## Goal
Restate the full listing word for word and leave the pictures out.
------------------------------------------------------------------------
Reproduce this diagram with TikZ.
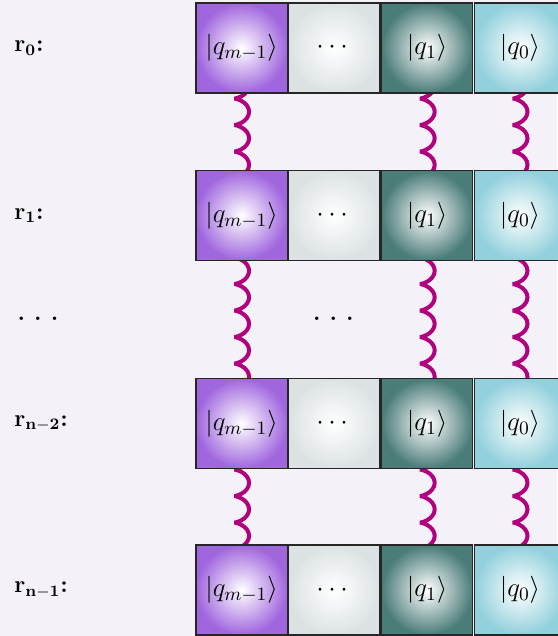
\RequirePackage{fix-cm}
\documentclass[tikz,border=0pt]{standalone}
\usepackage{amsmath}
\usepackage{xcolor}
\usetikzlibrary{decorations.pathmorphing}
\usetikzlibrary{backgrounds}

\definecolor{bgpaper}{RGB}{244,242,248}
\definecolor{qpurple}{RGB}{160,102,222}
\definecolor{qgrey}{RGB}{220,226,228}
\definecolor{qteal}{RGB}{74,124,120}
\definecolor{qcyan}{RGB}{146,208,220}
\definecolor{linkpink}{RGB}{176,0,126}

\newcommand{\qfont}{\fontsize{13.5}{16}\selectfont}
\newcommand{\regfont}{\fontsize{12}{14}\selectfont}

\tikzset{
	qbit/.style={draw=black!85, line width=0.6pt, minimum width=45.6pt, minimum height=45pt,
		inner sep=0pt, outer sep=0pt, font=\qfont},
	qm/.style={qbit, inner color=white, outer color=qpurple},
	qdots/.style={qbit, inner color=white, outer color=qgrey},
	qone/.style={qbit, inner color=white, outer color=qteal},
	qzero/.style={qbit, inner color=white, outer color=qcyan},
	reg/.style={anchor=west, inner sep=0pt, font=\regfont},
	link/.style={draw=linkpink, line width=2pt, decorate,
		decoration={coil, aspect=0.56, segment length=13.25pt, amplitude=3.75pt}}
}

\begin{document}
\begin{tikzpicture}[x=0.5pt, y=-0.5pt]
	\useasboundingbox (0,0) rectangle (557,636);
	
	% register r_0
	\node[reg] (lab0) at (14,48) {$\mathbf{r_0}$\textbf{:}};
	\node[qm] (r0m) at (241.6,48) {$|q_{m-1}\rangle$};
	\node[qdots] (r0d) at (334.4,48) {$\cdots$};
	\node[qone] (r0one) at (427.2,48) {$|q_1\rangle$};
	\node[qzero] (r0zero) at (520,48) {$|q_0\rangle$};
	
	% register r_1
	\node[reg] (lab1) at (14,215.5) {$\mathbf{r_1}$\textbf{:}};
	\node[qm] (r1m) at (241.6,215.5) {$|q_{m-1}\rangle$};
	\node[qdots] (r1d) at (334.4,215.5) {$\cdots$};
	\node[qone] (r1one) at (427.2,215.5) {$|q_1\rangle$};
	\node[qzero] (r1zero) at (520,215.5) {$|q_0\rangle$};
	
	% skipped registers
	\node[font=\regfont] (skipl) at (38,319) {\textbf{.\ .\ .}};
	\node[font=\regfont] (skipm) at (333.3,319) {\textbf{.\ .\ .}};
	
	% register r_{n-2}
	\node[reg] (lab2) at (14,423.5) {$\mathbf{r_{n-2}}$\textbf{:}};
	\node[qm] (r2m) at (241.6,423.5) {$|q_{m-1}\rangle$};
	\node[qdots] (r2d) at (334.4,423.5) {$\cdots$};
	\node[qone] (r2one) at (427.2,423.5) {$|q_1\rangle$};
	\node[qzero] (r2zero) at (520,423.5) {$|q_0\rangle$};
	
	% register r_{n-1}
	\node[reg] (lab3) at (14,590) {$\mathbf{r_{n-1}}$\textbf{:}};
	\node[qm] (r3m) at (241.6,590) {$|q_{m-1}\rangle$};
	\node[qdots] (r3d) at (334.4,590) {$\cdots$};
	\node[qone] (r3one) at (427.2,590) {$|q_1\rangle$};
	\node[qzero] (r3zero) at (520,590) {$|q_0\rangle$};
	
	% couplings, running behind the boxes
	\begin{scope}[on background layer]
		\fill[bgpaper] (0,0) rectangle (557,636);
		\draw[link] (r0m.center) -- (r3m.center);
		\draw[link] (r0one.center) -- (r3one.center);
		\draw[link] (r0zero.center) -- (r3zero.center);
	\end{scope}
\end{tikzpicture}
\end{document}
------------------------------------------------------------------------
## Response below
Reproduce this diagram with TikZ.
\RequirePackage{fix-cm}
\documentclass[tikz,border=0pt]{standalone}
\usepackage{amsmath}
\usepackage{xcolor}
\usetikzlibrary{decorations.pathmorphing}
\usetikzlibrary{backgrounds}

\definecolor{bgpaper}{RGB}{244,242,248}
\definecolor{qpurple}{RGB}{160,102,222}
\definecolor{qgrey}{RGB}{220,226,228}
\definecolor{qteal}{RGB}{74,124,120}
\definecolor{qcyan}{RGB}{146,208,220}
\definecolor{linkpink}{RGB}{176,0,126}

\newcommand{\qfont}{\fontsize{13.5}{16}\selectfont}
\newcommand{\regfont}{\fontsize{12}{14}\selectfont}

\tikzset{
	qbit/.style={draw=black!85, line width=0.6pt, minimum width=45.6pt, minimum height=45pt,
		inner sep=0pt, outer sep=0pt, font=\qfont},
	qm/.style={qbit, inner color=white, outer color=qpurple},
	qdots/.style={qbit, inner color=white, outer color=qgrey},
	qone/.style={qbit, inner color=white, outer color=qteal},
	qzero/.style={qbit, inner color=white, outer color=qcyan},
	reg/.style={anchor=west, inner sep=0pt, font=\regfont},
	link/.style={draw=linkpink, line width=2pt, decorate,
		decoration={coil, aspect=0.56, segment length=13.25pt, amplitude=3.75pt}}
}

\begin{document}
\begin{tikzpicture}[x=0.5pt, y=-0.5pt]
	\useasboundingbox (0,0) rectangle (557,636);
	
	% register r_0
	\node[reg] (lab0) at (14,48) {$\mathbf{r_0}$\textbf{:}};
	\node[qm] (r0m) at (241.6,48) {$|q_{m-1}\rangle$};
	\node[qdots] (r0d) at (334.4,48) {$\cdots$};
	\node[qone] (r0one) at (427.2,48) {$|q_1\rangle$};
	\node[qzero] (r0zero) at (520,48) {$|q_0\rangle$};
	
	% register r_1
	\node[reg] (lab1) at (14,215.5) {$\mathbf{r_1}$\textbf{:}};
	\node[qm] (r1m) at (241.6,215.5) {$|q_{m-1}\rangle$};
	\node[qdots] (r1d) at (334.4,215.5) {$\cdots$};
	\node[qone] (r1one) at (427.2,215.5) {$|q_1\rangle$};
	\node[qzero] (r1zero) at (520,215.5) {$|q_0\rangle$};
	
	% skipped registers
	\node[font=\regfont] (skipl) at (38,319) {\textbf{.\ .\ .}};
	\node[font=\regfont] (skipm) at (333.3,319) {\textbf{.\ .\ .}};
	
	% register r_{n-2}
	\node[reg] (lab2) at (14,423.5) {$\mathbf{r_{n-2}}$\textbf{:}};
	\node[qm] (r2m) at (241.6,423.5) {$|q_{m-1}\rangle$};
	\node[qdots] (r2d) at (334.4,423.5) {$\cdots$};
	\node[qone] (r2one) at (427.2,423.5) {$|q_1\rangle$};
	\node[qzero] (r2zero) at (520,423.5) {$|q_0\rangle$};
	
	% register r_{n-1}
	\node[reg] (lab3) at (14,590) {$\mathbf{r_{n-1}}$\textbf{:}};
	\node[qm] (r3m) at (241.6,590) {$|q_{m-1}\rangle$};
	\node[qdots] (r3d) at (334.4,590) {$\cdots$};
	\node[qone] (r3one) at (427.2,590) {$|q_1\rangle$};
	\node[qzero] (r3zero) at (520,590) {$|q_0\rangle$};
	
	% couplings, running behind the boxes
	\begin{scope}[on background layer]
		\fill[bgpaper] (0,0) rectangle (557,636);
		\draw[link] (r0m.center) -- (r3m.center);
		\draw[link] (r0one.center) -- (r3one.center);
		\draw[link] (r0zero.center) -- (r3zero.center);
	\end{scope}
\end{tikzpicture}
\end{document}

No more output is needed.